Defendant argues that the motion for injunction should be denied on the grounds that no affirmative agency decision to disclose has been made, and therefore no "final agency action" has been taken which may be judicially reviewed under 5 U.S.C. § 702. Furthermore, Defendant has stated by affidavit that all MSA materials relevant to the Sperry portion of the contract are in storage with access limited to the contracting officer. Defendant therefore contends that Plaintiff has not been aggrieved by any agency action.
Regardless of whether the lack of final agency action is relevant to Plaintiff's request for an injunction to avoid disclosure of the MSA software, the court finds that the record fails to suggest a basis for a viable concern on MSA's part that such disclosure is about to occur. This failure, coupled with Defendant's statement by affidavit that the software has been secured, entitles Defendant to summary judgment on Count Two.

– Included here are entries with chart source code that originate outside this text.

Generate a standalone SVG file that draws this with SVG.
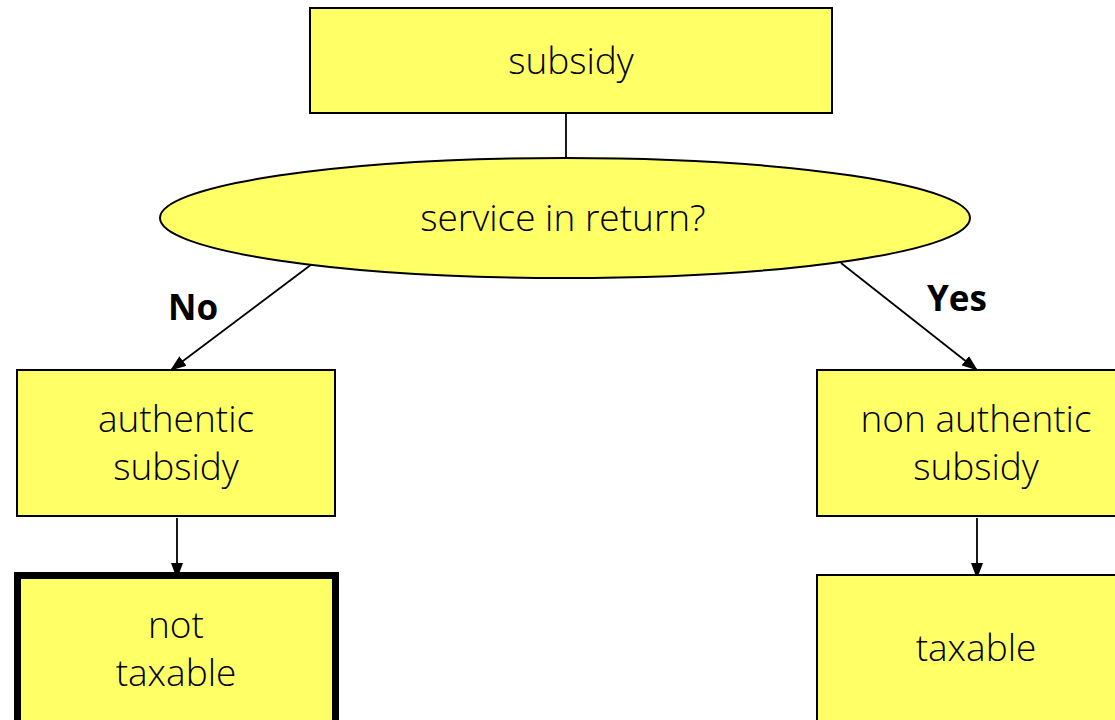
<svg xmlns="http://www.w3.org/2000/svg" width="1115" height="720" viewBox="0 0 1115 720">
<defs>
<marker id="ah" markerWidth="16" markerHeight="12" refX="15" refY="6" orient="auto" markerUnits="userSpaceOnUse">
<path d="M0,0 L16,6 L0,12 Z" fill="#000"/>
</marker>
<style>
.box{fill:#FFFF66;stroke:#000;stroke-width:2}
.t{font-family:"Open Sans","Noto Sans",sans-serif;font-size:37px;font-weight:350;fill:#000;text-anchor:middle}
.lbl{font-family:"Open Sans","Noto Sans",sans-serif;font-size:35px;font-weight:bold;fill:#000;text-anchor:middle}
.c{stroke:#000;stroke-width:1.8;fill:none}
</style>
</defs>
<rect width="1115" height="720" fill="#fff"/>
<g id="connectors">
<line class="c" x1="566" y1="113" x2="566" y2="158"/>
<line class="c" x1="312" y1="264" x2="171" y2="370" marker-end="url(#ah)"/>
<line class="c" x1="841" y1="263" x2="977" y2="370" marker-end="url(#ah)"/>
<line class="c" x1="177" y1="518" x2="177" y2="578" marker-end="url(#ah)"/>
<line class="c" x1="977" y1="518" x2="977" y2="578" marker-end="url(#ah)"/>
<text class="lbl" x="193" y="320">No</text>
<text class="lbl" x="957" y="311">Yes</text>
</g>
<g id="n-subsidy">
<rect class="box" x="310" y="8" width="522" height="105"/>
<text class="t" x="571" y="74">subsidy</text>
</g>
<g id="n-service">
<ellipse class="box" cx="565" cy="218" rx="405" ry="60"/>
<text class="t" x="563" y="231">service in return?</text>
</g>
<g id="n-authentic">
<rect class="box" x="17" y="370" width="318" height="146"/>
<text class="t" x="176" y="432">authentic</text>
<text class="t" x="176" y="480">subsidy</text>
</g>
<g id="n-nonauthentic">
<rect class="box" x="817" y="370" width="310" height="146"/>
<text class="t" x="976" y="432">non authentic</text>
<text class="t" x="976" y="480">subsidy</text>
</g>
<g id="n-nottaxable">
<rect class="box" x="17.5" y="575.5" width="318" height="160" style="stroke-width:7"/>
<text class="t" x="176" y="638">not</text>
<text class="t" x="176" y="686">taxable</text>
</g>
<g id="n-taxable">
<rect class="box" x="817" y="575" width="310" height="160"/>
<text class="t" x="976" y="661">taxable</text>
</g>
</svg>
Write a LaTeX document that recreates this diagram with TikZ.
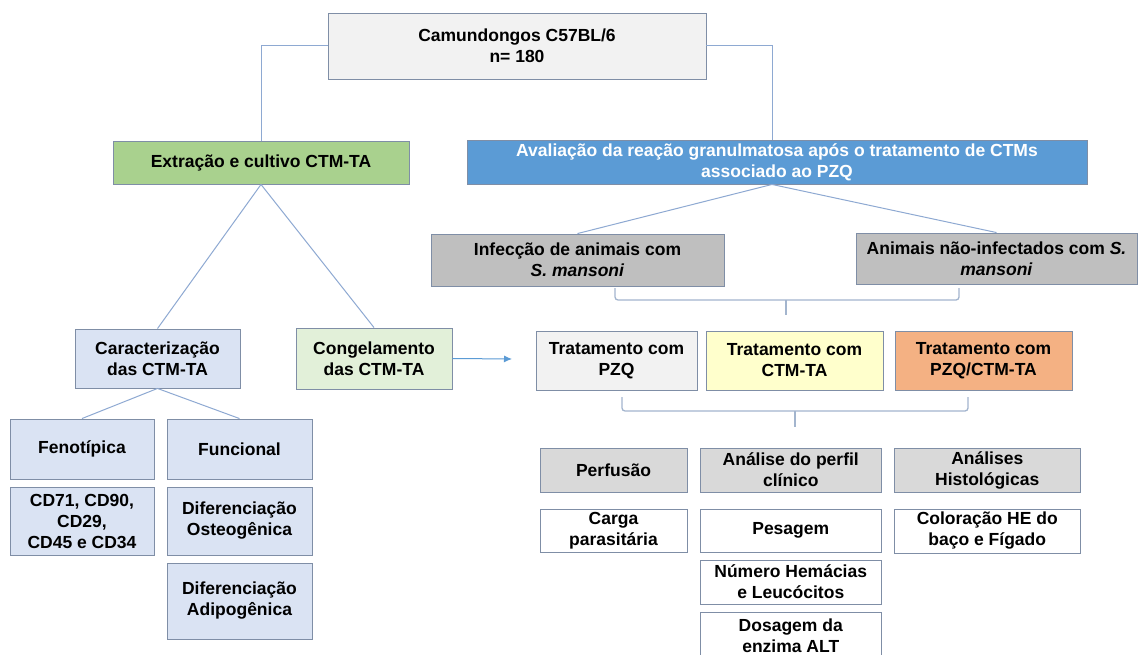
\documentclass[tikz,border=0pt]{standalone}
\usepackage{fontspec}
\setmainfont{Liberation Sans}
\usetikzlibrary{arrows.meta}
\definecolor{bordc}{HTML}{7F8EA6}
\definecolor{linec}{HTML}{8EA9D2}
\definecolor{bracec}{HTML}{A3B5CE}
\definecolor{arrc}{HTML}{5B9BD5}
\definecolor{cgraylt}{HTML}{F2F2F2}
\definecolor{cgreen}{HTML}{A9D18E}
\definecolor{cblue}{HTML}{5B9BD5}
\definecolor{cgray}{HTML}{BFBFBF}
\definecolor{cgraymid}{HTML}{D9D9D9}
\definecolor{cbluelt}{HTML}{DAE3F3}
\definecolor{cgreenlt}{HTML}{E2F0D9}
\definecolor{cyellow}{HTML}{FFFFCC}
\definecolor{corange}{HTML}{F4B183}
\tikzset{
  box/.style={draw=bordc, line width=0.9pt, align=center, inner sep=0pt, text=black,
    font=\fontsize{17.5}{21}\selectfont\bfseries},
  conn/.style={draw=linec, line width=1pt},
  bracel/.style={draw=bracec, line width=1.3pt, rounded corners=3pt},
}
\begin{document}
\begin{tikzpicture}[x=1pt,y=-1pt]
\clip (0,0) rectangle (1138,655);
\fill[white] (0,0) rectangle (1138,655);
% top
\node[box, fill=cgraylt, minimum width=378, minimum height=66] (top) at (517,46) {Camundongos C57BL/6\\n= 180};
\node[box, fill=cgreen, minimum width=296, minimum height=43] (green) at (261,162.5) {Extração e cultivo CTM-TA};
\node[box, fill=cblue, text=white, minimum width=620, minimum height=44] (blue) at (777,162) {Avaliação da reação granulmatosa após o tratamento de CTMs\\associado ao PZQ};
\node[box, fill=cgray, minimum width=293, minimum height=52] (inf) at (577.5,260) {Infecção de animais com\\\textit{S. mansoni}};
\node[box, fill=cgray, minimum width=281, minimum height=51] (ani) at (996.5,258.5) {Animais não-infectados com \textit{S.}\\\textit{mansoni}};
% left branch
\node[box, fill=cbluelt, minimum width=165, minimum height=59] (car) at (157.5,358.5) {Caracterização\\das CTM-TA};
\node[box, fill=cgreenlt, minimum width=156, minimum height=61] (con) at (374,358.5) {Congelamento\\das CTM-TA};
\node[box, fill=cbluelt, minimum width=144, minimum height=60] (fen) at (82,449) {Fenotípica};
\node[box, fill=cbluelt, minimum width=145, minimum height=60] (fun) at (239.5,449) {Funcional};
\node[box, fill=cbluelt, minimum width=144, minimum height=68] (cd) at (82,521) {CD71, CD90,\\CD29,\\CD45 e CD34};
\node[box, fill=cbluelt, minimum width=145, minimum height=68] (ost) at (239.5,521) {Diferenciação\\Osteogênica};
\node[box, fill=cbluelt, minimum width=145, minimum height=76] (adi) at (239.5,601) {Diferenciação\\Adipogênica};
% treatments
\node[box, fill=cgraylt, minimum width=161, minimum height=59] (t1) at (616.5,360.5) {Tratamento com\\PZQ};
\node[box, fill=cyellow, minimum width=177, minimum height=59] (t2) at (794.5,360.5) {Tratamento com\\CTM-TA};
\node[box, fill=corange, minimum width=177, minimum height=59] (t3) at (983.5,360.5) {Tratamento com\\PZQ/CTM-TA};
% analyses
\node[box, fill=cgraymid, minimum width=147, minimum height=44] (per) at (613.5,470) {Perfusão};
\node[box, fill=cgraymid, minimum width=180.5, minimum height=44] (ana) at (790.75,470) {Análise do perfil\\clínico};
\node[box, fill=cgraymid, minimum width=185.5, minimum height=44] (his) at (987.25,470) {Análises\\Histológicas};
\node[box, fill=white, minimum width=147, minimum height=43] (cga) at (613.5,530.5) {Carga\\parasitária};
\node[box, fill=white, minimum width=180.5, minimum height=43] (pes) at (790.75,530.5) {Pesagem};
\node[box, fill=white, minimum width=185.5, minimum height=44] (col) at (987.25,531) {Coloração HE do\\baço e Fígado};
\node[box, fill=white, minimum width=180.5, minimum height=44] (num) at (790.75,582) {Número Hemácias\\e Leucócitos};
\node[box, fill=white, minimum width=180.5, minimum height=48] (dos) at (790.75,636) {Dosagem da\\enzima ALT};
% connectors
\draw[conn] (top.west) -| (green.north);
\draw[conn] (top.east) -| ([xshift=-5pt]blue.north);
\draw[conn] (green.south) -- (car.north);
\draw[conn] (green.south) -- (con.north);
\draw[conn] ([xshift=-5pt]blue.south) -- (inf.north);
\draw[conn] ([xshift=-5pt]blue.south) -- (ani.north);
\draw[conn] (car.south) -- (fen.north);
\draw[conn] (car.south) -- (fun.north);
\coordinate (arrend) at (512,359);
\draw[draw=arrc, line width=1pt, -{Latex[length=8pt,width=7pt]}] (con.east) -- (arrend);
% braces
\coordinate (b1l) at (615,288);
\coordinate (b1m) at (786,300);
\coordinate (b1r) at (959,288);
\coordinate (b1t) at (786,315);
\draw[bracel] (b1l) |- (b1m) -| (b1r);
\draw[draw=bracec, line width=1.3pt] (b1m) -- (b1t);
\coordinate (b2l) at (622,397);
\coordinate (b2m) at (795,411);
\coordinate (b2r) at (968,397);
\coordinate (b2t) at (795,427);
\draw[bracel] (b2l) |- (b2m) -| (b2r);
\draw[draw=bracec, line width=1.3pt] (b2m) -- (b2t);
\end{tikzpicture}
\end{document}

While HUD has not explained its reasons for retaining the software, the agency has apparently secured the information for the duration of this suit and, presumably, for the duration of a suit by Plaintiff in the Court of Claims. If the parties are not able to reach a settlement as to return of the software and the government seeks or proposes to use or release the information, Plaintiff would clearly have a cause of action in this court under 5 U.S.C. § 702 and 18 U.S.C. § 1905. Chrysler Corp. v. Brown, 441 U.S. 281, 99 S.Ct. 1705, 60 L.Ed.2d 208 (1979). The instant order is without prejudice as to any such future claims.
SUMMARY
The court hereby GRANTS Defendant's motion to dismiss Count One of the complaint for lack of subject matter jurisdiction. The Court DISMISSES Count Two without prejudice. Defendant's motion for transfer of venue is hereby MOOTED with dismissal of both counts of Plaintiff's complaint.